● Stated problem
Repeat the material below word for word and leave out all pictures.

● Dataset section
****************************************

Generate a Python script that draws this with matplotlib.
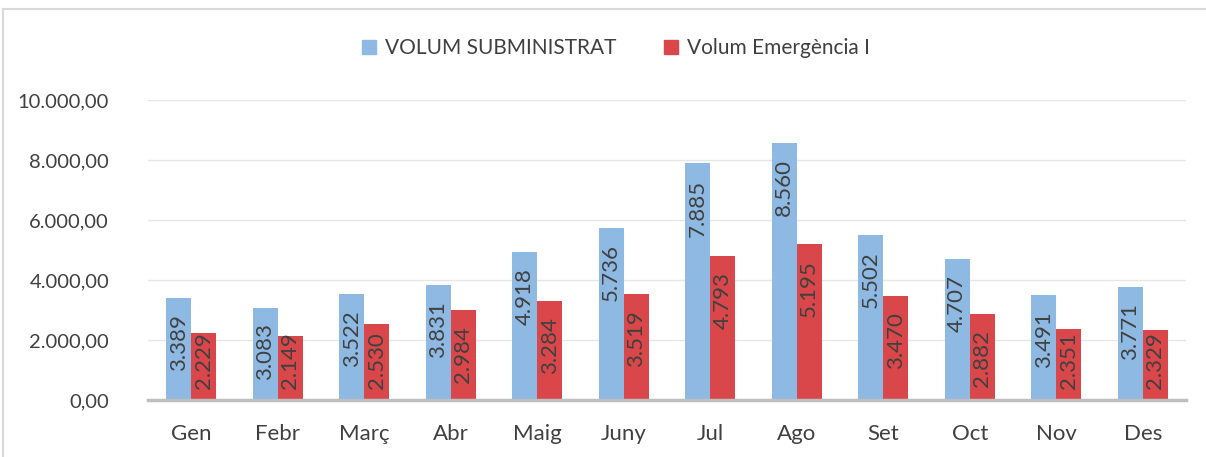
import numpy as np
import matplotlib.pyplot as plt
from matplotlib.lines import Line2D

months = ['Gen', 'Febr', 'Març', 'Abr', 'Maig', 'Juny', 'Jul', 'Ago', 'Set', 'Oct', 'Nov', 'Des']
subministrat = [3389, 3083, 3522, 3831, 4918, 5736, 7885, 8560, 5502, 4707, 3491, 3771]
emergencia = [2229, 2149, 2530, 2984, 3284, 3519, 4793, 5195, 3470, 2882, 2351, 2329]
yticks = [0, 2000, 4000, 6000, 8000, 10000]

blue = '#8DB9E3'
red = '#D9474A'

plt.rcParams['font.family'] = ['Lato', 'DejaVu Sans']

def fmt_es(v, dec=0):
    s = f'{v:,.{dec}f}'
    return s.replace(',', 'X').replace('.', ',').replace('X', '.')

fig = plt.figure(figsize=(12.06, 4.57), dpi=100)
ax = fig.add_axes([148/1206, 1 - 400/457, 1038/1206, 300/457])

x = np.arange(len(months))
w = 0.29
ax.bar(x - w/2, subministrat, w, color=blue, label='VOLUM SUBMINISTRAT', zorder=2)
ax.bar(x + w/2, emergencia, w, color=red, label='Volum Emergència I', zorder=2)

ax.set_xlim(-0.5, len(months) - 0.5)
ax.set_ylim(0, 10000)
ax.set_yticks(yticks)
ax.set_yticklabels([fmt_es(v, 2) for v in yticks], fontsize=14.5, color='#404040')
ax.set_xticks(x)
ax.set_xticklabels(months, fontsize=16, color='#404040')
ax.tick_params(axis='both', length=0)
ax.tick_params(axis='y', pad=28)
ax.tick_params(axis='x', pad=17)
ax.grid(axis='y', color='#E6E6E6', linewidth=1, zorder=0)
for s in ['top', 'right', 'left']:
    ax.spines[s].set_visible(False)
ax.spines['bottom'].set_color('#BFBFBF')
ax.spines['bottom'].set_linewidth(2.5)
ax.spines['bottom'].set_zorder(3)

# data labels, rotated, near the top inside each bar
units_per_px = 10000 / 300
for xs, vals in [(x - w/2, subministrat), (x + w/2, emergencia)]:
    for xi, v in zip(xs, vals):
        top = max(v - 16 * units_per_px, 68 * units_per_px)
        ax.text(xi, top, fmt_es(v), rotation=90, ha='center', va='top',
                fontsize=16, color='#404040', zorder=4)

handles = [Line2D([], [], marker='s', linestyle='none', markersize=10, color=blue),
           Line2D([], [], marker='s', linestyle='none', markersize=10, color=red)]
fig.legend(handles, ['VOLUM SUBMINISTRAT', 'Volum Emergència I'], loc='center',
           bbox_to_anchor=(0.505, 1 - 48/457), ncol=2, frameon=False, fontsize=15,
           handletextpad=-0.2, columnspacing=1.6, labelcolor='#404040')

# chart border
fig.add_artist(Line2D([3/1206, 1], [1 - 9/457, 1 - 9/457], color='#D9D9D9', lw=1.5, transform=fig.transFigure))
fig.add_artist(Line2D([3/1206, 3/1206], [0, 1 - 9/457], color='#D9D9D9', lw=1.5, transform=fig.transFigure))

fig.savefig('out.png', dpi=100)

****************************************

● Final answer
Generate a Python script that draws this with matplotlib.
import numpy as np
import matplotlib.pyplot as plt
from matplotlib.lines import Line2D

months = ['Gen', 'Febr', 'Març', 'Abr', 'Maig', 'Juny', 'Jul', 'Ago', 'Set', 'Oct', 'Nov', 'Des']
subministrat = [3389, 3083, 3522, 3831, 4918, 5736, 7885, 8560, 5502, 4707, 3491, 3771]
emergencia = [2229, 2149, 2530, 2984, 3284, 3519, 4793, 5195, 3470, 2882, 2351, 2329]
yticks = [0, 2000, 4000, 6000, 8000, 10000]

blue = '#8DB9E3'
red = '#D9474A'

plt.rcParams['font.family'] = ['Lato', 'DejaVu Sans']

def fmt_es(v, dec=0):
    s = f'{v:,.{dec}f}'
    return s.replace(',', 'X').replace('.', ',').replace('X', '.')

fig = plt.figure(figsize=(12.06, 4.57), dpi=100)
ax = fig.add_axes([148/1206, 1 - 400/457, 1038/1206, 300/457])

x = np.arange(len(months))
w = 0.29
ax.bar(x - w/2, subministrat, w, color=blue, label='VOLUM SUBMINISTRAT', zorder=2)
ax.bar(x + w/2, emergencia, w, color=red, label='Volum Emergència I', zorder=2)

ax.set_xlim(-0.5, len(months) - 0.5)
ax.set_ylim(0, 10000)
ax.set_yticks(yticks)
ax.set_yticklabels([fmt_es(v, 2) for v in yticks], fontsize=14.5, color='#404040')
ax.set_xticks(x)
ax.set_xticklabels(months, fontsize=16, color='#404040')
ax.tick_params(axis='both', length=0)
ax.tick_params(axis='y', pad=28)
ax.tick_params(axis='x', pad=17)
ax.grid(axis='y', color='#E6E6E6', linewidth=1, zorder=0)
for s in ['top', 'right', 'left']:
    ax.spines[s].set_visible(False)
ax.spines['bottom'].set_color('#BFBFBF')
ax.spines['bottom'].set_linewidth(2.5)
ax.spines['bottom'].set_zorder(3)

# data labels, rotated, near the top inside each bar
units_per_px = 10000 / 300
for xs, vals in [(x - w/2, subministrat), (x + w/2, emergencia)]:
    for xi, v in zip(xs, vals):
        top = max(v - 16 * units_per_px, 68 * units_per_px)
        ax.text(xi, top, fmt_es(v), rotation=90, ha='center', va='top',
                fontsize=16, color='#404040', zorder=4)

handles = [Line2D([], [], marker='s', linestyle='none', markersize=10, color=blue),
           Line2D([], [], marker='s', linestyle='none', markersize=10, color=red)]
fig.legend(handles, ['VOLUM SUBMINISTRAT', 'Volum Emergència I'], loc='center',
           bbox_to_anchor=(0.505, 1 - 48/457), ncol=2, frameon=False, fontsize=15,
           handletextpad=-0.2, columnspacing=1.6, labelcolor='#404040')

# chart border
fig.add_artist(Line2D([3/1206, 1], [1 - 9/457, 1 - 9/457], color='#D9D9D9', lw=1.5, transform=fig.transFigure))
fig.add_artist(Line2D([3/1206, 3/1206], [0, 1 - 9/457], color='#D9D9D9', lw=1.5, transform=fig.transFigure))

fig.savefig('out.png', dpi=100)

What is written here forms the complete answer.